The window of opportunity still wide open!
I am not sure if to be more amazed about the situation we are in or about gold not moving yet.

S said...

FOFOA,

The paper ponzo is the only game in town until something changes and that change will not be born by the Fed/US/Western Banks. Watching the Fed or some chart is next to useless as it indicates very little. Gold flow information is worth its weight. And those flows show the clear dicotomy that exists between the core and the periphery (not to mention the corresponidng inflation problem). Who will strike first?

Unknown said...

FOFA is a Bad Blogger,

Interesting story from The James Joyce Table of LeMetropole Cafe:

"Chris Powell sent out a dispatch today containing a very good article by Ambrose Evans-Pritchard, regarding comments by Fed Economist, Kartik Athreya.
Dr. Athreya made the effort to condemn economic bloggers as chronically stupid and a threat to public order, and had the gumption to infer that economics is far too complex for mere mortals to understand."
Bad Bloggers!

@mortymer001 said...

Offtopic but interesting...
wiki - History of the Soviet Union (1985–1991)

"The Soviet Union's dissolution into independent nations began early in 1985. After years of Soviet military buildup at the expense of domestic development, economic growth was at a standstill.
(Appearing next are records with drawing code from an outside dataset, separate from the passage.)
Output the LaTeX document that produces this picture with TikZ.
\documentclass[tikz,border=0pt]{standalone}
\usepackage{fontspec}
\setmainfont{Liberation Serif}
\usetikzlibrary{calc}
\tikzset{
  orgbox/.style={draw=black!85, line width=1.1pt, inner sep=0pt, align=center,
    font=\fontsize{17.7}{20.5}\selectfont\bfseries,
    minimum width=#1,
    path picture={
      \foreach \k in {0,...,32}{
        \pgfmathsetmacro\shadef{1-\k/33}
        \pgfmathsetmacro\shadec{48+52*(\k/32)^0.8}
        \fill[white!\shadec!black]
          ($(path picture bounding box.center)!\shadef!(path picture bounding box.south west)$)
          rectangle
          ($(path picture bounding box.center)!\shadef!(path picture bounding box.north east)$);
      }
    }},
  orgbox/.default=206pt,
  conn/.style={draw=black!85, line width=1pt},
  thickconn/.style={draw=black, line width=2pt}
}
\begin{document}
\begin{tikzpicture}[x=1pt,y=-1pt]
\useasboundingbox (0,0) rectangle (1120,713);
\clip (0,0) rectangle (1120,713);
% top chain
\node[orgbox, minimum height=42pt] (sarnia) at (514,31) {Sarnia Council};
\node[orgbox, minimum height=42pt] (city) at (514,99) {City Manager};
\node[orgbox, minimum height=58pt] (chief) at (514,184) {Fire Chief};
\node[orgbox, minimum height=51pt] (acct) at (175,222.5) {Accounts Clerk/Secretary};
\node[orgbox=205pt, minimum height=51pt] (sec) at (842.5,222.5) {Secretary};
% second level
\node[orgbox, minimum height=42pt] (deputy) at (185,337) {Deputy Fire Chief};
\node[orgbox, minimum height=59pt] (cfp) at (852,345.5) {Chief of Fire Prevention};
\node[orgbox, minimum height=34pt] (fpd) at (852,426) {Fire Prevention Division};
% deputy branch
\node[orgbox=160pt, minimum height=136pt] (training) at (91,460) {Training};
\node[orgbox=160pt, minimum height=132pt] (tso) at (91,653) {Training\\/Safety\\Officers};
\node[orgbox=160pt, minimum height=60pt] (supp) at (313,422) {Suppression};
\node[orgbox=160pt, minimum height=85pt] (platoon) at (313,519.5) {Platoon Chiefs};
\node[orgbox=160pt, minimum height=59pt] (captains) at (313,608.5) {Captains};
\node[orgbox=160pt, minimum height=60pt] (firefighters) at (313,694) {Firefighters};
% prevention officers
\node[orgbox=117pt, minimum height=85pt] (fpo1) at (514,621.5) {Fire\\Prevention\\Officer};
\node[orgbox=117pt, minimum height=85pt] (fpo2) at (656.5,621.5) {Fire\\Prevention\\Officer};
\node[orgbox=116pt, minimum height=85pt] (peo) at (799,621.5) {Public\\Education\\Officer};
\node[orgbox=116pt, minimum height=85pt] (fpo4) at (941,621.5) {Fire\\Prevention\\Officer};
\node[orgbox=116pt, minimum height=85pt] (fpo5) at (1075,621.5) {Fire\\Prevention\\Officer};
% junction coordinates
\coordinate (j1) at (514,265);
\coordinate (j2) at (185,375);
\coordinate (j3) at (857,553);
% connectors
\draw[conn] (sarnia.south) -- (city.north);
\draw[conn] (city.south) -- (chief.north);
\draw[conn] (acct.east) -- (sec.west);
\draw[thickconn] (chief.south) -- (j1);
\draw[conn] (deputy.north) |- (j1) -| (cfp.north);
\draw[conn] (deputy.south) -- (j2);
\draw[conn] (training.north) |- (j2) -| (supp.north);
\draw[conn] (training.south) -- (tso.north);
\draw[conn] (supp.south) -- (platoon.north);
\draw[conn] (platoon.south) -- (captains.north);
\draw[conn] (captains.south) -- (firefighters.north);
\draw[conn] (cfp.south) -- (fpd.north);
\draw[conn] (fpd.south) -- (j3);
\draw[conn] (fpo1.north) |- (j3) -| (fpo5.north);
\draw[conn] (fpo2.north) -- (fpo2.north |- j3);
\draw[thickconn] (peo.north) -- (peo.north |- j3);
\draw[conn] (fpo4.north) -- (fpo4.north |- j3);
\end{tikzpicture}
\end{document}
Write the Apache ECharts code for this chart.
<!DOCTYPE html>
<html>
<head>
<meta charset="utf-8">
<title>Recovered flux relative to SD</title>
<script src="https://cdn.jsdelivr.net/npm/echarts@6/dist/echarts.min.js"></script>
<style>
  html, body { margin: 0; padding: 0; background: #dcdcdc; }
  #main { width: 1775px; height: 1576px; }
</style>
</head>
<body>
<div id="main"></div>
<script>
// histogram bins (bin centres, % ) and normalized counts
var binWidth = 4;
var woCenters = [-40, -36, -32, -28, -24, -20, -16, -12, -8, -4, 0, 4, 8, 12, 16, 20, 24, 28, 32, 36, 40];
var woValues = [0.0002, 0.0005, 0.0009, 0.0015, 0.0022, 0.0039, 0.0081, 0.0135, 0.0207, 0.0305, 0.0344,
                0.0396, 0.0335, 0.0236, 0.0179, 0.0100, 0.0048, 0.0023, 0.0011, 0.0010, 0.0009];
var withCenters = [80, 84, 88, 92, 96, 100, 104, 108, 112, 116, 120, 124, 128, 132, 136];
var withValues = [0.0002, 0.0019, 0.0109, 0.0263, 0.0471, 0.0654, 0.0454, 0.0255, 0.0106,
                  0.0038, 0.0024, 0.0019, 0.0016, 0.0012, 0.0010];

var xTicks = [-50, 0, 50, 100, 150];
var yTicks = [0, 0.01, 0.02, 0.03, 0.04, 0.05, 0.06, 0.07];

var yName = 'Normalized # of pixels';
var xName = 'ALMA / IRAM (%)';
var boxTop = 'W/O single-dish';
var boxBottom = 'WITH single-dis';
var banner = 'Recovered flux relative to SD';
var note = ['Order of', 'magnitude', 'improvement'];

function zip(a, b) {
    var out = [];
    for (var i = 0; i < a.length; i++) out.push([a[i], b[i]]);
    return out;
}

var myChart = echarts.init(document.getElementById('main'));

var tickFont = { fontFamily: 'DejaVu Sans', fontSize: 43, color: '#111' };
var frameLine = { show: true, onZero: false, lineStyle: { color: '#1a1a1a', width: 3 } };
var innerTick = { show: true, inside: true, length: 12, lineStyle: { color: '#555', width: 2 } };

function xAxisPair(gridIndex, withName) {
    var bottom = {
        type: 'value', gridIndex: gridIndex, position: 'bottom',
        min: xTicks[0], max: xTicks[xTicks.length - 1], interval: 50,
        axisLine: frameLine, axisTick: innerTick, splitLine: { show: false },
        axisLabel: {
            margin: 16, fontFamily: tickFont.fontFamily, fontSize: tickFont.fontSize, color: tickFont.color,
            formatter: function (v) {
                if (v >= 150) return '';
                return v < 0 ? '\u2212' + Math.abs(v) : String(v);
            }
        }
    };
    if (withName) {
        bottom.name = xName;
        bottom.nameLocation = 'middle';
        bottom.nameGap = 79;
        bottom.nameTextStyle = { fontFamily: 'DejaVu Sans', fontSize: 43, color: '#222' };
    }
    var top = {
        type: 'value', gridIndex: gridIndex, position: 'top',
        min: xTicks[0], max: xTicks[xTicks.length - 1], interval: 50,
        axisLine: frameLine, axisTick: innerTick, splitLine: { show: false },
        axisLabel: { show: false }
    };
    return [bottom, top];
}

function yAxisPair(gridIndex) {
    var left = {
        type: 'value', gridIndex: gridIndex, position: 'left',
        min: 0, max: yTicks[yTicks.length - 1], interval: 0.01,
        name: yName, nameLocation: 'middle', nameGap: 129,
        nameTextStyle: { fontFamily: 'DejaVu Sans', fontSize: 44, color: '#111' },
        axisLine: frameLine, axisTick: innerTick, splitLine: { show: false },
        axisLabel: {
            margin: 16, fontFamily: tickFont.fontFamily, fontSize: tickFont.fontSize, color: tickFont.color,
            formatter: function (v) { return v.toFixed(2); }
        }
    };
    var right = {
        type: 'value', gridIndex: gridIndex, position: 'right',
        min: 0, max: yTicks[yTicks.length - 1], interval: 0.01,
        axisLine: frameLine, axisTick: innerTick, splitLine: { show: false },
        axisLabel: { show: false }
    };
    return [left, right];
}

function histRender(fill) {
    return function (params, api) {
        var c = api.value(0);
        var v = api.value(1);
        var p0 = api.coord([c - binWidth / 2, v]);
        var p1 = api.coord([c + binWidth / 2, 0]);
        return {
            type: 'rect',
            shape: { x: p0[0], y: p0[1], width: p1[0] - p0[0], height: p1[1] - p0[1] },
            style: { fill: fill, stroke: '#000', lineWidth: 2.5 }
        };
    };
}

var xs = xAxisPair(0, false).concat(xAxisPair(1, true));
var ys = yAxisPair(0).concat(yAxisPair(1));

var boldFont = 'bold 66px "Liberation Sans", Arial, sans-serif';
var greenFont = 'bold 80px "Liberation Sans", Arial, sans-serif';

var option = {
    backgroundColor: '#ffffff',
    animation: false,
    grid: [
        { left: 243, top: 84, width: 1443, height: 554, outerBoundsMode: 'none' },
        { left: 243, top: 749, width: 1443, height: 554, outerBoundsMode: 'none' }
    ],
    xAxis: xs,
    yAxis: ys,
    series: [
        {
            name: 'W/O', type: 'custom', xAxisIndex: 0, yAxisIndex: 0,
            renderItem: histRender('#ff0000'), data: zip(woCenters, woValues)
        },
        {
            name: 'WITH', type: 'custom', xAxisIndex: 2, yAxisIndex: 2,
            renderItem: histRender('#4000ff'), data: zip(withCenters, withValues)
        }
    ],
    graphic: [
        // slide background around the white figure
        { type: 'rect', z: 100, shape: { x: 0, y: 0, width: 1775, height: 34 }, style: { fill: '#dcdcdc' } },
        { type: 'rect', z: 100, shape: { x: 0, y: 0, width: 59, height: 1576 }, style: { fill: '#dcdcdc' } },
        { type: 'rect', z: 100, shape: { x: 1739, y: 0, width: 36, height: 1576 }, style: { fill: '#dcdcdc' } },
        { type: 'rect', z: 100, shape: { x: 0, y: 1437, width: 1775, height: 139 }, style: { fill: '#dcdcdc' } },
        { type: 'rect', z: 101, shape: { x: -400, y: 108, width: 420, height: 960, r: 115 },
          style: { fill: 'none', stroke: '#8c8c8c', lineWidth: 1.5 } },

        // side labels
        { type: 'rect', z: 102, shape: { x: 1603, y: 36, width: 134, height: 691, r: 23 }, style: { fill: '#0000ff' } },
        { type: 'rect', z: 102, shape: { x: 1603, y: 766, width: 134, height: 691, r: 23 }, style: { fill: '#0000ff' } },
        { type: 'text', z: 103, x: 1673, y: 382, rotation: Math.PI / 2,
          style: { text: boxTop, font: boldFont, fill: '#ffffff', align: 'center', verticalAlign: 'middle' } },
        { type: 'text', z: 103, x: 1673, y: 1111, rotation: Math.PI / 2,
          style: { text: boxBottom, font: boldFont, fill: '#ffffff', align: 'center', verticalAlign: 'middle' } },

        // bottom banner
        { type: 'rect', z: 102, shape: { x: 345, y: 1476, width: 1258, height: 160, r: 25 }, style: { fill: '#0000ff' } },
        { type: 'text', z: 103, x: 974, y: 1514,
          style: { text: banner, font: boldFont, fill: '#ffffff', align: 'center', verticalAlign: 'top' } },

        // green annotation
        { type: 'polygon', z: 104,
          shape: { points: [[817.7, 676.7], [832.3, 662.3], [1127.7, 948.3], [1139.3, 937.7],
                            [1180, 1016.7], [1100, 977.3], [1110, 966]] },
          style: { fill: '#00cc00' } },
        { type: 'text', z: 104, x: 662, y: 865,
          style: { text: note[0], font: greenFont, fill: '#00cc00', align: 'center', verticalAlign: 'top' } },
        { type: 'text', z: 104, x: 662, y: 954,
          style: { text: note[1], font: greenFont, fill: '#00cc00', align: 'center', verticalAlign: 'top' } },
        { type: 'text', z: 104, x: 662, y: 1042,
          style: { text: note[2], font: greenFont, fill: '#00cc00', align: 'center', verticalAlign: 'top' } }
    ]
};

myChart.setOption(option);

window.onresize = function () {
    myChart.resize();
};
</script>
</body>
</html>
Failed attempts at reform, a stagnant economy, and war in Afghanistan led to a general feeling of discontent,"
... :o)

Angel Eyes said...

The move back to reality from fantasyland is gonna be tough for those whose fantasy has been like a dream.

Of course, those (billions) of us who never left the real world, to enter into that dream of consumerism and debt slavery, are going to be pleasantly surprised.

Exorbitant privilege has about run its course.